* **DATASET ENTRIES**:
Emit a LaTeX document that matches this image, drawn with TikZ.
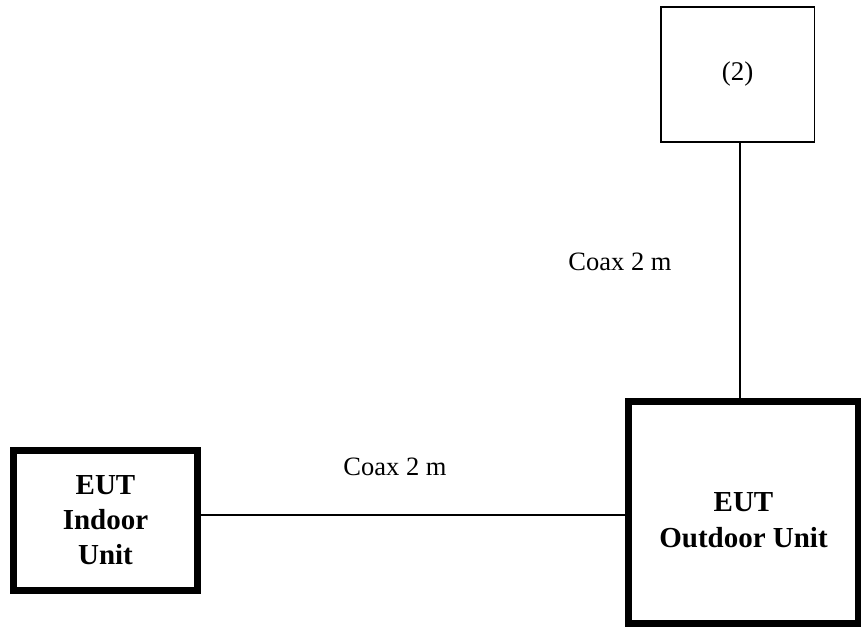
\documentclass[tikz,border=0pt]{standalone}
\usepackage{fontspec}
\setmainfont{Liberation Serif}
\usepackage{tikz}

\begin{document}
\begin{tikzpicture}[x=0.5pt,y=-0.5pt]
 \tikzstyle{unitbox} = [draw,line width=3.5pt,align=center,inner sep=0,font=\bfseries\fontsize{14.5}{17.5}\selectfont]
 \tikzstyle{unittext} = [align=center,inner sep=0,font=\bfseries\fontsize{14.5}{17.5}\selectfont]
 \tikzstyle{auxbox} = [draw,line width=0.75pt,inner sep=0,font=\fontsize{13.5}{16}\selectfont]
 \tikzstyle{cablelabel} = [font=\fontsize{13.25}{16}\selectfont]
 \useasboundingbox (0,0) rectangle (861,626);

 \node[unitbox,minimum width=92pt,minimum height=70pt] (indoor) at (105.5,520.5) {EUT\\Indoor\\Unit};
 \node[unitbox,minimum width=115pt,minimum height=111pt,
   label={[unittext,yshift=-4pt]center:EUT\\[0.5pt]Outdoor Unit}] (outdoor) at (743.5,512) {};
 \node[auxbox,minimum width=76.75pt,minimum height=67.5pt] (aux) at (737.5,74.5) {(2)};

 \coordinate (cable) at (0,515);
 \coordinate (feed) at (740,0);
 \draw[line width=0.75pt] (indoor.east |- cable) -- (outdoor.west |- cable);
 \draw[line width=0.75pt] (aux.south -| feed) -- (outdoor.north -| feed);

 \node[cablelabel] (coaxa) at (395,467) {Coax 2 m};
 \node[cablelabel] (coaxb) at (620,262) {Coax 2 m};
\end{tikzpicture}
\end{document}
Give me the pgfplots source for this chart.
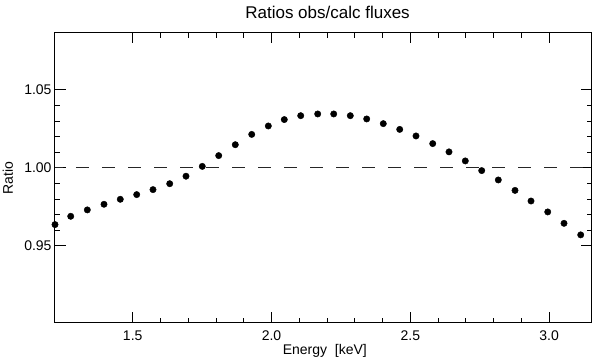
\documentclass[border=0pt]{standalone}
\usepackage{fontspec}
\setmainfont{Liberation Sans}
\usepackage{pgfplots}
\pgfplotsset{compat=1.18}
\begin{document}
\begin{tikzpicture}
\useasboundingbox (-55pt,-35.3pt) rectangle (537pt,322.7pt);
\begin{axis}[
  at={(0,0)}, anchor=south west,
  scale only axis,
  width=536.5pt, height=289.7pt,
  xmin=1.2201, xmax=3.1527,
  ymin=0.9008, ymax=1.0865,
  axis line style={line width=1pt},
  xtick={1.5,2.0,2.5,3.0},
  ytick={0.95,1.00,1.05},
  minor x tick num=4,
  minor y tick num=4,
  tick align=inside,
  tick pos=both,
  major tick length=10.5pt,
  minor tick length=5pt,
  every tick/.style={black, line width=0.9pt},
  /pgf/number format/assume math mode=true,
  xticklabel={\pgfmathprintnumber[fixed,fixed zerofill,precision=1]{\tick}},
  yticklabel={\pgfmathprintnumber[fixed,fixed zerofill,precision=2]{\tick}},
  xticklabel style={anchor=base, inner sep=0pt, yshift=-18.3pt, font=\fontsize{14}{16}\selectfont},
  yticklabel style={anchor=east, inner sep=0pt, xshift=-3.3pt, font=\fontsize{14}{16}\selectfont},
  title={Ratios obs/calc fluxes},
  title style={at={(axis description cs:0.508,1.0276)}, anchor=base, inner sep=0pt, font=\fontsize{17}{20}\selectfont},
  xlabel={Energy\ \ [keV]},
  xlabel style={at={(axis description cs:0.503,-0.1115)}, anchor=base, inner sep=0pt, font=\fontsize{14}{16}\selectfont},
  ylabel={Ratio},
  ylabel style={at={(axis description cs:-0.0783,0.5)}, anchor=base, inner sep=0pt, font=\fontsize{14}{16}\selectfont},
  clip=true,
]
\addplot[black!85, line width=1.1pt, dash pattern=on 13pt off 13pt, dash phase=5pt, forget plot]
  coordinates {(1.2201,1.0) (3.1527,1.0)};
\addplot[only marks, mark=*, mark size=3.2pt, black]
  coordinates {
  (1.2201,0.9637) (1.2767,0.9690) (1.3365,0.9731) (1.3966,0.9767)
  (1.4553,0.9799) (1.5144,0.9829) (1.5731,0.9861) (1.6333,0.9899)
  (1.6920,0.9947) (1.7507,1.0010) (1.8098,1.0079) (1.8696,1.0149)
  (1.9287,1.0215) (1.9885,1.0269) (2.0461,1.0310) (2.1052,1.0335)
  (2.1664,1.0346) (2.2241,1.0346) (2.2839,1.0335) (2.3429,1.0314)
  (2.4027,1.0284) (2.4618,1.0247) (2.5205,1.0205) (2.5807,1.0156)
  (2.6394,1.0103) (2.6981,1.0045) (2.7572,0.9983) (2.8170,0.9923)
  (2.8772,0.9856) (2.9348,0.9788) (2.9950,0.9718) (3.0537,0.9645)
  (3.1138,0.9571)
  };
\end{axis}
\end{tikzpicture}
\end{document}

* **WHAT YOU HAVE TO DO**:
Show every line where the string "this" appears.

* **TASK ANSWER**:
Emit a LaTeX document that matches this image, drawn with TikZ.
Give me the pgfplots source for this chart.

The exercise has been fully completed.